ERIC Number: ED413552
Record Type: RIE
Publication Date: 1997
Reference Count: N/A
Gender Differences in Causal Attributions of Imagined Performance on English, History, and Math Exams.
This study investigated gender differences in causal attributions and emotions to success and failure. A literature review on gender differences in causal attributions revealed inconsistencies. For the present study, college students (N=247) filled out questionnaires and were also asked to imagine varying degrees of success in college courses. The results indicate that gender differences in causal attributions do exist. Females, compared to males, favored effort attributions (paying attention and studying) for successful outcomes.

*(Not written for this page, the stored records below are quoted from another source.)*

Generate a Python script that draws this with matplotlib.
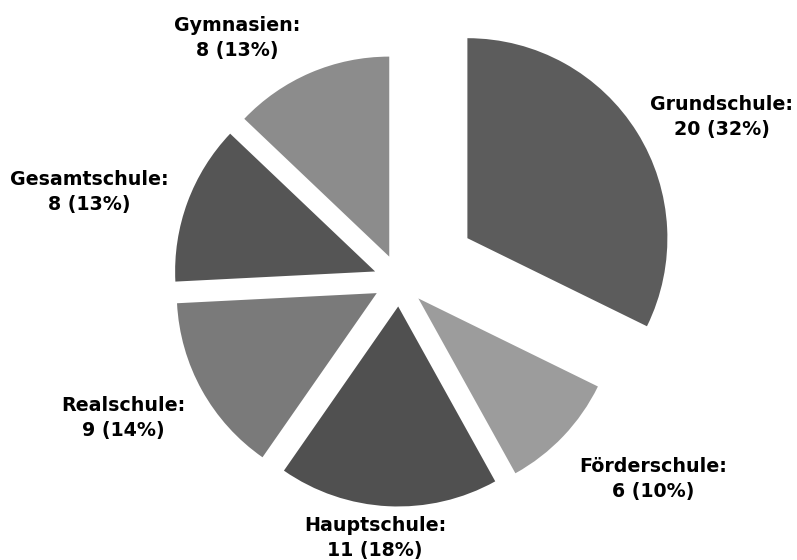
import matplotlib.pyplot as plt

# Daten
schulformen = ['Grundschule', 'Förderschule', 'Hauptschule', 'Realschule', 'Gesamtschule', 'Gymnasien']
anzahl = [20, 6, 11, 9, 8, 8]
prozent = [32, 10, 18, 14, 13, 13]
farben = ['#5c5c5c', '#9c9c9c', '#505050', '#7a7a7a', '#555555', '#8c8c8c']
explode = [0.40, 0.13, 0.13, 0.13, 0.13, 0.13]

# Label-Positionen (Pixel im Bild, oben links = 0,0)
label_px = [(722, 117), (653, 479), (375, 538), (123, 418), (89, 192), (237, 38)]

W, H = 797, 560
cx, cy, r_px = 399.5, 280.5, 200.0

fig = plt.figure(figsize=(W / 100, H / 100), dpi=100)
ax = fig.add_axes([0, 0, 1, 1])

ax.pie(anzahl, colors=farben, explode=explode, startangle=90, counterclock=False,
       radius=1.0, wedgeprops=dict(linewidth=0))

for name, n, p, (px, py) in zip(schulformen, anzahl, prozent, label_px):
    x = (px - cx) / r_px
    y = (cy - py) / r_px
    ax.text(x, y, f'{name}:\n{n} ({p}%)', ha='center', va='center',
            fontsize=13.7, fontweight='bold', family='DejaVu Sans',
            linespacing=1.35, color='black')

ax.set_xlim(-cx / r_px, (W - cx) / r_px)
ax.set_ylim((cy - H) / r_px, cy / r_px)
ax.set_aspect('auto')
ax.axis('off')

plt.savefig('out.png', dpi=100, facecolor='white')
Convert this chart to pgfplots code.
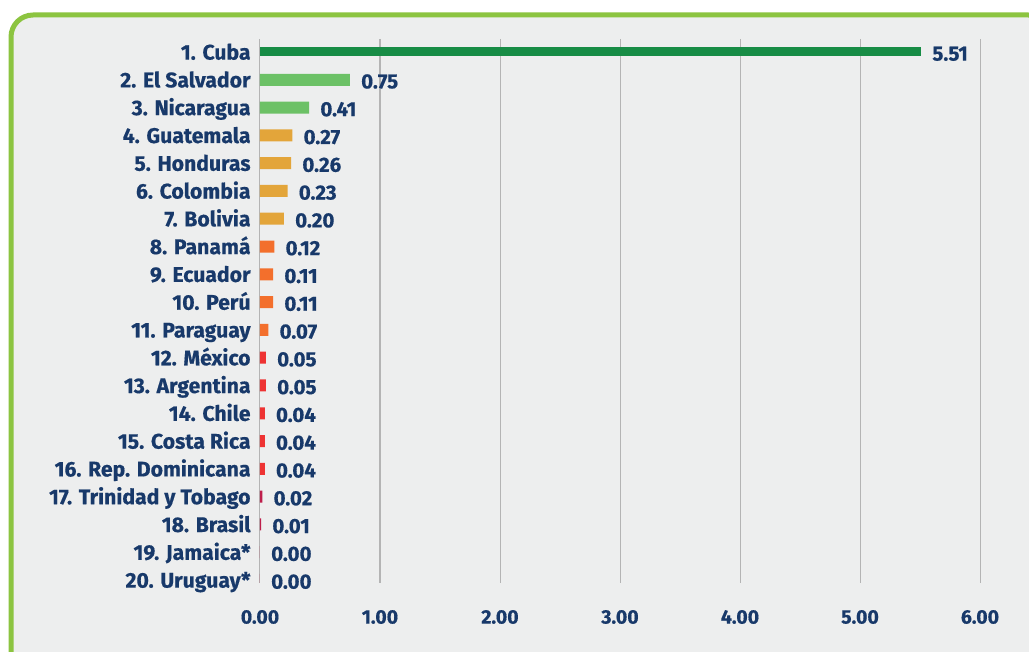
\documentclass[border=0pt]{standalone}
\usepackage{fontspec}
\setmainfont{Fira Sans}[BoldFeatures={FakeBold=0.5}]
\usepackage{pgfplots}
\pgfplotsset{compat=1.18}
\definecolor{panel}{HTML}{EDEEEE}
\definecolor{frame}{HTML}{8CC440}
\definecolor{navy}{HTML}{18396A}
\definecolor{gridc}{HTML}{B4B4B4}
\definecolor{cdkgreen}{HTML}{178C45}
\definecolor{cltgreen}{HTML}{6CC166}
\definecolor{cgold}{HTML}{E3A53A}
\definecolor{corange}{HTML}{F36F2C}
\definecolor{cred}{HTML}{EE3333}
\definecolor{ccrimson}{HTML}{BE1E4B}
\begin{document}
\begin{tikzpicture}[x=1pt,y=1pt]
\useasboundingbox (0,0) rectangle (1029,652);
\clip (0,0) rectangle (1029,652);
\fill[white] (0,0) rectangle (1029,652);
\draw[line width=5pt, frame, fill=panel, rounded corners=22pt] (11,-30) rectangle (1050,637);
\begin{axis}[
  at={(260pt,69pt)}, anchor=south west,
  scale only axis, width=720pt, height=544pt,
  xmin=0, xmax=6, ymin=-0.468, ymax=19.108,
  y dir=reverse,
  xbar, bar width=12pt, bar shift=0pt,
  axis line style={draw=none}, tick style={draw=none},
  xmajorgrids, grid style={gridc, line width=1pt},
  xtick={0,1,...,6},
  xticklabel style={anchor=center, yshift=-34pt, inner sep=0pt,
    font=\bfseries\fontsize{19.5}{22}\selectfont, text=navy,
    /pgf/number format/.cd, fixed, zerofill, precision=2, assume math mode=true},
  ytick={0,...,19},
  yticklabels={1. Cuba, 2. El Salvador, 3. Nicaragua, 4. Guatemala, 5. Honduras,
    6. Colombia, 7. Bolivia, 8. Panamá, 9. Ecuador, 10. Perú, 11. Paraguay,
    12. México, 13. Argentina, 14. Chile, 15. Costa Rica, 16. Rep. Dominicana,
    17. Trinidad y Tobago, 18. Brasil, 19. Jamaica*, 20. Uruguay*},
  yticklabel style={anchor=base east, inner sep=0pt, xshift=-5pt, yshift=-7.6pt,
    font=\bfseries\fontsize{21.2}{24}\selectfont, text=navy},
  nodes near coords,
  every node near coord/.append style={anchor=base west, inner sep=0pt, xshift=11pt, yshift=-8.6pt,
    font=\bfseries\fontsize{20.5}{23}\selectfont, text=navy,
    /pgf/number format/.cd, fixed, zerofill, precision=2, assume math mode=true},
]
\addplot[draw=none, fill=cdkgreen, bar width=9pt] coordinates {(5.51,0)};
\addplot[draw=none, fill=cltgreen] coordinates {(0.75,1) (0.41,2)};
\addplot[draw=none, fill=cgold] coordinates {(0.27,3) (0.26,4) (0.23,5) (0.20,6)};
\addplot[draw=none, fill=corange] coordinates {(0.12,7) (0.11,8) (0.11,9) (0.07,10)};
\addplot[draw=none, fill=cred] coordinates {(0.05,11) (0.05,12) (0.04,13) (0.04,14) (0.04,15)};
\addplot[draw=none, fill=ccrimson] coordinates {(0.02,16) (0.01,17) (0.00,18) (0.00,19)};
\end{axis}
\end{tikzpicture}
\end{document}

For failure outcomes, males, more than females, thought that a lack of studying was responsible. Thus, males protected their self-confidence in failure situations by blaming a poor performance on an unstable cause that can be changed in the future. Females viewed the lack of ability as a more important cause for a failing grade than did males. Emotions also differed, with males indicating that they would derive more confidence after receiving an A than females. Females felt more like failures than did males after receiving an F. It was found that gender differences in causal attributions depended on the gender-type of the subject matter. (RJM)
Publication Type: Reports - Research; Speeches/Meeting Papers
Education Level: N/A
Authoring Institution: N/A
Note: Paper presented at the Annual Meeting of the American Psychological Association (9th).